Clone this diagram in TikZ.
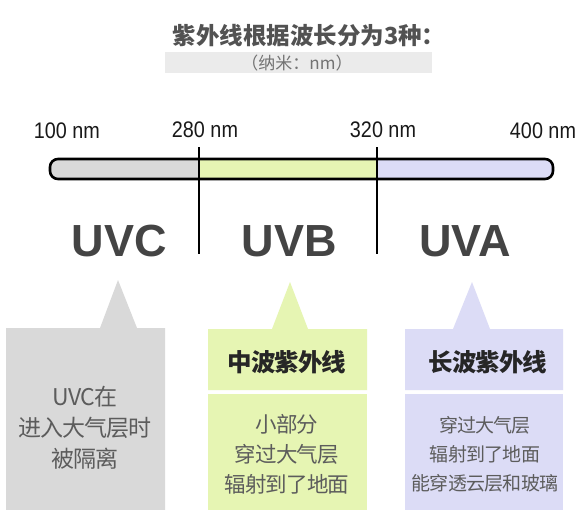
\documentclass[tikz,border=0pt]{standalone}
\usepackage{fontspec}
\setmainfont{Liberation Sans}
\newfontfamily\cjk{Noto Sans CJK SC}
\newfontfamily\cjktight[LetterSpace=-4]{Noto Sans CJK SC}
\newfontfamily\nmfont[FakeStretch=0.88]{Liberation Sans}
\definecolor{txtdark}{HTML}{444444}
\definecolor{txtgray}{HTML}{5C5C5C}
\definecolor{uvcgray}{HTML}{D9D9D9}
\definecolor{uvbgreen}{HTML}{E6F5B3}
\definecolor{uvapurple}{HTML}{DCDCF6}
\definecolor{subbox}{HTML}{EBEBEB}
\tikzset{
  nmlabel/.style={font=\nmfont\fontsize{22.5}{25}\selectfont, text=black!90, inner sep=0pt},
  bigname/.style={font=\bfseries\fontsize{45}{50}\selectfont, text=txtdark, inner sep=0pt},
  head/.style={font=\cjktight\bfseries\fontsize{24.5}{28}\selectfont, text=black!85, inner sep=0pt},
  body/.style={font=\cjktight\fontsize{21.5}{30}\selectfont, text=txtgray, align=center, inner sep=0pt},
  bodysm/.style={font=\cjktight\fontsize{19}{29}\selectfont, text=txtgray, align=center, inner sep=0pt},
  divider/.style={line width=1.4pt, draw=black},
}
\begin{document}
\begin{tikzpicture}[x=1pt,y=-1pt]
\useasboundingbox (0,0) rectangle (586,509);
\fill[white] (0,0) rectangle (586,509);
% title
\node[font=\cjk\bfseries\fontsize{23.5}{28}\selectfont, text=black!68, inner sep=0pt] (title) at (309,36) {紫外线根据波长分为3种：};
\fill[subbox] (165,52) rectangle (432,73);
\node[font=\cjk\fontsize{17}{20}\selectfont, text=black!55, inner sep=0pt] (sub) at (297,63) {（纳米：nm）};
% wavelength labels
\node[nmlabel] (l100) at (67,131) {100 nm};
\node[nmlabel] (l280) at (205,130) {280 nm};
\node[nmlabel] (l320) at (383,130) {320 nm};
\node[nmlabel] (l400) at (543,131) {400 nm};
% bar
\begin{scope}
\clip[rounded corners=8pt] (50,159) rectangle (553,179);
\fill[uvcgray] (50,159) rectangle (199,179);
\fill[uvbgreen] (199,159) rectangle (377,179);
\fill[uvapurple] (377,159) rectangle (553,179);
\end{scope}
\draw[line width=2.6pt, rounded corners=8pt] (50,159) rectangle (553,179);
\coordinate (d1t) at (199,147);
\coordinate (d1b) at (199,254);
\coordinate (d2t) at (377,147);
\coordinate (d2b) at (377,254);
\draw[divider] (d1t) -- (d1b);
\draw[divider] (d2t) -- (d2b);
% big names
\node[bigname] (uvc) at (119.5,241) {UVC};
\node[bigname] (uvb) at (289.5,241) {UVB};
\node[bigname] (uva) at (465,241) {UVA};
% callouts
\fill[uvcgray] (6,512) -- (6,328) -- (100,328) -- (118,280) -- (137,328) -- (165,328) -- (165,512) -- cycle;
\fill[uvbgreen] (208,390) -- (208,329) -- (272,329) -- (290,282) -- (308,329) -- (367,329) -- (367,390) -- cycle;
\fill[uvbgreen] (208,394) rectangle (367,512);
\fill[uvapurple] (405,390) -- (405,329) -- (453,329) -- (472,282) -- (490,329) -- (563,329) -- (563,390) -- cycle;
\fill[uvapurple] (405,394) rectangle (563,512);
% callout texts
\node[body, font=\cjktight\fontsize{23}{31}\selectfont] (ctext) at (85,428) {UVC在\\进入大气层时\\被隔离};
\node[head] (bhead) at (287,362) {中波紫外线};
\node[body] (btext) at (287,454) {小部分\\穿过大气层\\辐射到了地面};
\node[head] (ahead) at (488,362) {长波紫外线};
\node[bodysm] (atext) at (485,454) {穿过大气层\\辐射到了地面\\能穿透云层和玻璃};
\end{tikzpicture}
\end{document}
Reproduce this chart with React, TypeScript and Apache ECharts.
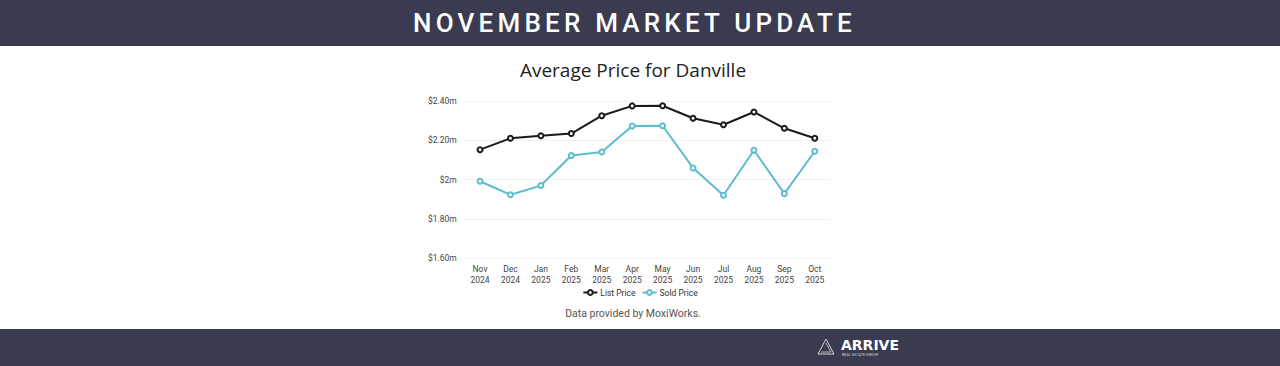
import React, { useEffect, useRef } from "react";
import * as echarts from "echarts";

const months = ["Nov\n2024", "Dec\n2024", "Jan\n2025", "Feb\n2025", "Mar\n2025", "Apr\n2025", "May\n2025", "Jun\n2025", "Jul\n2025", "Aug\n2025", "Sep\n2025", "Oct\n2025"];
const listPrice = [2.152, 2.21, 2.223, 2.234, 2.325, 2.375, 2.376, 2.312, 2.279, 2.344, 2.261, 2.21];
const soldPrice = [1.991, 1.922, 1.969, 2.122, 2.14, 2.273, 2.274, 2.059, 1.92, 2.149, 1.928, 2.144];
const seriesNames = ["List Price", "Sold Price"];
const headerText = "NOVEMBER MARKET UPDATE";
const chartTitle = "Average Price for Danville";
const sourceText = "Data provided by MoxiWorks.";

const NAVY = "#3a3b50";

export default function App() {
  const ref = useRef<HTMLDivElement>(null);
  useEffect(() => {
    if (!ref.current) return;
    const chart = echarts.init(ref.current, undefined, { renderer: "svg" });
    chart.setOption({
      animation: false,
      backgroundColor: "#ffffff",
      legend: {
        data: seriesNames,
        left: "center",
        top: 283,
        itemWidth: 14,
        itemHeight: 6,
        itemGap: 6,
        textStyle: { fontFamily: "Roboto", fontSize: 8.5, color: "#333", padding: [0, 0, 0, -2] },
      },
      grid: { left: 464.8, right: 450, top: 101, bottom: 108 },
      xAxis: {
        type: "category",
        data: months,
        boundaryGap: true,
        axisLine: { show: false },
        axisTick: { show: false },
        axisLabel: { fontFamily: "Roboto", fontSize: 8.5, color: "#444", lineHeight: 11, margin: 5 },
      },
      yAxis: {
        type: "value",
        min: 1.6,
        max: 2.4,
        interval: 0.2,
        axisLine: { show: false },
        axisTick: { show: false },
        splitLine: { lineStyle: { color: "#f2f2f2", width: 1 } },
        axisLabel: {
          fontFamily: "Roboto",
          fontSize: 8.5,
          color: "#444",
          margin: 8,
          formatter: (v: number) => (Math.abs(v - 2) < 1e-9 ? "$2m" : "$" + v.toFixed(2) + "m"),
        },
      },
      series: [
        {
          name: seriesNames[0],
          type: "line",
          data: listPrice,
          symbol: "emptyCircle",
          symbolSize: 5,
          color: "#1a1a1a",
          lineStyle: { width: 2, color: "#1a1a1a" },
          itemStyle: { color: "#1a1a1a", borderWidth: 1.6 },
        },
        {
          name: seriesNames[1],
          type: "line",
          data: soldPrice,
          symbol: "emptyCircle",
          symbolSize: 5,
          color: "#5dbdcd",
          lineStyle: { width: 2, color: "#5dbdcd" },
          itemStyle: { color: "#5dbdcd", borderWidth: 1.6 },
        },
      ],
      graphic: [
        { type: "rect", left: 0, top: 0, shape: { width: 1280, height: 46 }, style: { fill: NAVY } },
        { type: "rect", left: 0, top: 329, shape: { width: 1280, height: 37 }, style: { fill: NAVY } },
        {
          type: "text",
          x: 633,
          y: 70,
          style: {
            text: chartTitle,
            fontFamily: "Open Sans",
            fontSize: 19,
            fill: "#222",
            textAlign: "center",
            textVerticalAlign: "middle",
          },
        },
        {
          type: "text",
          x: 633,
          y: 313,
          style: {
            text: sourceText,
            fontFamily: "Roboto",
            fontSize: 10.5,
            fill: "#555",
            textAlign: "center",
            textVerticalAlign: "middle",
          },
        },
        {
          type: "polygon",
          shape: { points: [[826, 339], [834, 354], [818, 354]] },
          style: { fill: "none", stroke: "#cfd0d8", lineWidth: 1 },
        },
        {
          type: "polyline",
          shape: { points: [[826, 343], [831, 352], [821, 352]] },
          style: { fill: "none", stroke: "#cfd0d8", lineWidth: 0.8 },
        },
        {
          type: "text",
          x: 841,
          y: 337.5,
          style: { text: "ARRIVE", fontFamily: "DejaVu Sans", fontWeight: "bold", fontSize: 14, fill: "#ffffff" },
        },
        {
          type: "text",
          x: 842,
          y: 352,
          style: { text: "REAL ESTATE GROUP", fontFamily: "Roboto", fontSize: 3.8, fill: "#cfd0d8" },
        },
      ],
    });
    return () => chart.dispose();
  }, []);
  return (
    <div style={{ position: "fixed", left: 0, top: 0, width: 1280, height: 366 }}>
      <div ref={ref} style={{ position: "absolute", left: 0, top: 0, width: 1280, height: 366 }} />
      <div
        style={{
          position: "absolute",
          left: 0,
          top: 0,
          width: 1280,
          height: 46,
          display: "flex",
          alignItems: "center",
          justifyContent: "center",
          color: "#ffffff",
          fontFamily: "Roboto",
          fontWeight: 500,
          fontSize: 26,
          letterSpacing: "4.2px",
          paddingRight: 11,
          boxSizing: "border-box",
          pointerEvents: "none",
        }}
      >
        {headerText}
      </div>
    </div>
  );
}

····················

## To be done
Using the entries above, transcribe every line from the line containing "Reproduce this chart" through the line containing "import * as". Do not copy pictures.

## Response
Reproduce this chart with React, TypeScript and Apache ECharts.
import React, { useEffect, useRef } from "react";
import * as echarts from "echarts";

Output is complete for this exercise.